The oldest boy in the home was 17. He had been placed with, and abandoned by, at least five foster placements. The most recent one, he had gone to a restaurant with his foster family, and they had literally excused themselves to address something outside the restaurant, and left him there. This young man never said a word. He was tall, slim and quiet. He would appear and disappear in rooms without a sound but spent most of his time in his room. The best I could ever get out of him was a “yes” or “no” when I talked to him. I remember once when a slow, sad smile creeped across his face when I cracked a joke about laundry.

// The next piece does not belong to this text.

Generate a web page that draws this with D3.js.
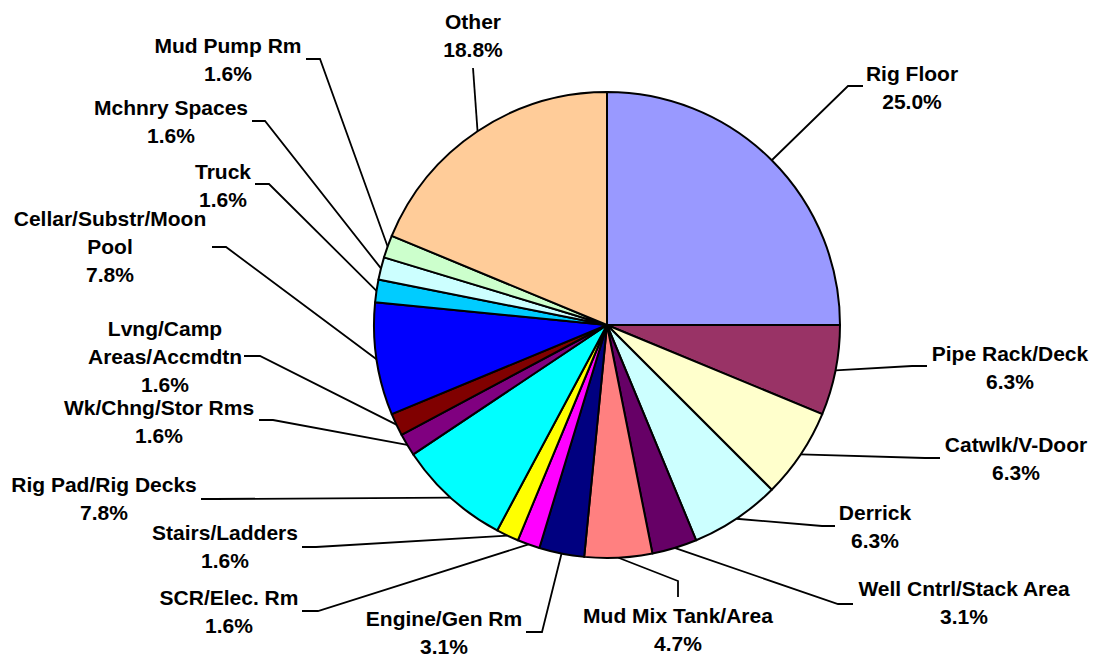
<!DOCTYPE html>
<html>
<head>
<meta charset="utf-8">
<script src="https://cdn.jsdelivr.net/npm/d3@7"></script>
<style>
  html, body { margin: 0; padding: 0; background: #fff; }
  svg { display: block; }
  text { font-family: "Liberation Sans", Arial, sans-serif; font-weight: bold; font-size: 21px; fill: #000; }
</style>
</head>
<body>
<svg id="chart" width="1094" height="656"></svg>
<script>
// ---- data (incident counts, clockwise from 12 o'clock) ----
const categories = [
  "Rig Floor", "Pipe Rack/Deck", "Catwlk/V-Door", "Derrick", "Well Cntrl/Stack Area",
  "Mud Mix Tank/Area", "Engine/Gen Rm", "SCR/Elec. Rm", "Stairs/Ladders", "Rig Pad/Rig Decks",
  "Wk/Chng/Stor Rms", "Lvng/Camp Areas/Accmdtn", "Cellar/Substr/Moon Pool", "Truck",
  "Mchnry Spaces", "Mud Pump Rm", "Other"
];
const values = [16, 4, 4, 4, 2, 3, 2, 1, 1, 5, 1, 1, 5, 1, 1, 1, 12];
const percentLabels = ["25.0%", "6.3%", "6.3%", "6.3%", "3.1%", "4.7%", "3.1%", "1.6%", "1.6%",
  "7.8%", "1.6%", "1.6%", "7.8%", "1.6%", "1.6%", "1.6%", "18.8%"];
// how category names wrap in the labels
const labelLines = [
  ["Rig Floor"], ["Pipe Rack/Deck"], ["Catwlk/V-Door"], ["Derrick"], ["Well Cntrl/Stack Area"],
  ["Mud Mix Tank/Area"], ["Engine/Gen Rm"], ["SCR/Elec. Rm"], ["Stairs/Ladders"], ["Rig Pad/Rig Decks"],
  ["Wk/Chng/Stor Rms"], ["Lvng/Camp", "Areas/Accmdtn"], ["Cellar/Substr/Moon", "Pool"], ["Truck"],
  ["Mchnry Spaces"], ["Mud Pump Rm"], ["Other"]
];
const colors = ["#9999FF", "#993366", "#FFFFCC", "#CCFFFF", "#660066", "#FF8080", "#000080",
  "#FF00FF", "#FFFF00", "#00FFFF", "#800080", "#800000", "#0000FF", "#00CCFF", "#CCFFFF",
  "#CCFFCC", "#FFCC99"];

// ---- layout (label text centre x, first line centre y, leader points from label side) ----
const labelLayout = [
  { x: 912, y: 73,  leader: [[863, 86], [848, 86]] },
  { x: 1010, y: 353, leader: [[927, 366], [912, 366]] },
  { x: 1016, y: 444, leader: [[940, 458], [925, 458]] },
  { x: 875, y: 512, leader: [[835, 526], [822, 526]] },
  { x: 964, y: 588, leader: [[853, 604], [838, 604]] },
  { x: 678, y: 615, leader: [[678, 597], [678, 581]] },
  { x: 444, y: 618, leader: [[526, 632], [542, 632]] },
  { x: 229, y: 597, leader: [[302, 611], [318, 611]] },
  { x: 225, y: 532, leader: [[302, 547], [316, 547]] },
  { x: 104, y: 484, leader: [[201, 499], [215, 499]] },
  { x: 159, y: 407, leader: [[259, 420], [273, 420]] },
  { x: 165, y: 328, leader: [[244, 356], [260, 356]] },
  { x: 110, y: 218, leader: [[212, 247], [226, 247]] },
  { x: 223, y: 171, leader: [[255, 184], [269, 184]] },
  { x: 171, y: 107, leader: [[252, 121], [265, 121]] },
  { x: 228, y: 45,  leader: [[306, 59], [320, 59]] },
  { x: 473, y: 21,  leader: [[473, 68]] }
];

const cx = 607, cy = 325, radius = 233, lineH = 28;

const svg = d3.select("#chart");
const pie = d3.pie().sort(null).value(d => d)(values);
const arc = d3.arc().innerRadius(0).outerRadius(radius);

const g = svg.append("g").attr("transform", `translate(${cx},${cy})`);
g.selectAll("path.slice")
  .data(pie)
  .join("path")
  .attr("class", "slice")
  .attr("d", arc)
  .attr("fill", (d, i) => colors[i])
  .attr("stroke", "#000")
  .attr("stroke-width", 2)
  .attr("stroke-linejoin", "round");

// leader lines: from arc midpoint on the rim to the label
const line = d3.line();
svg.selectAll("path.leader")
  .data(pie)
  .join("path")
  .attr("class", "leader")
  .attr("fill", "none")
  .attr("stroke", "#000")
  .attr("stroke-width", 1.8)
  .attr("d", (d, i) => {
    const a = (d.startAngle + d.endAngle) / 2;
    const rim = [cx + radius * Math.sin(a), cy - radius * Math.cos(a)];
    const pts = labelLayout[i].leader.slice();
    return line([...pts, rim]);
  });

// labels
const labels = svg.selectAll("text.lbl")
  .data(categories)
  .join("text")
  .attr("class", "lbl")
  .attr("text-anchor", "middle");
labels.each(function (name, i) {
  const t = d3.select(this);
  const lines = labelLines[i].concat([percentLabels[i]]);
  lines.forEach((s, k) => {
    t.append("tspan")
      .attr("x", labelLayout[i].x)
      .attr("y", labelLayout[i].y + k * lineH)
      .attr("dy", "0.36em")
      .text(s);
  });
});
</script>
</body>
</html>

It was at that job that I first experienced being told I was going to die, by a young man who was mentally ill and not doing so well being compliant with his medications, just before he went on run, stole a car, crashed it, and ended up in detention. Minutes before he ran out, he came into the staff office (which was an automatic loss of privileges), looming over me and screaming into my face that he was going to kill me. Fortunately, he was distracted by another young man, who ran by the office and told him “let’s get going!” I had been alone in the home for only a few minutes while the male staff member working with me that night had run next door for something, and all hell broke loose.
I watched a lot of Lion King during that job. The younger kids watched it every afternoon after school. I had most of the lines memorized and all of the songs. After a few months at that job, I started struggling mentally and emotionally. I was young and hadn’t let learned how to compartmentalize my experiences and set good boundaries. One night, as I was driving home around 11:30 p.m., I was hit by an ambulance that was running lights and sirens to a local hospital. Luckily, it was just my car that was totalled, but I realized at that point that I wasn’t going to make it much longer in that job. I had been lost in my thoughts, tired, and distracted when the ambulance hit me.
I left, having worked there just shy of a year. It was a high turnover job, quite a few front-line staff members didn’t even make it as long as I did. I didn’t realize it at the time, because I went straight to corporate for a couple years to escape, but that experience would launch my career working in the justice system. I think the most profound observation about that year was that of the 8-10 boys who lived at that home during any given time, I only met 2 boys who were white. Dozens of boys and young men passed through that home that year, and almost all of them were kids of color. That fact alone hooked me and brought me to the justice system, where I have worked in or alongside in some capacity over the last three decades. While the setting has changed, the impact of our public systems on communities of color has not.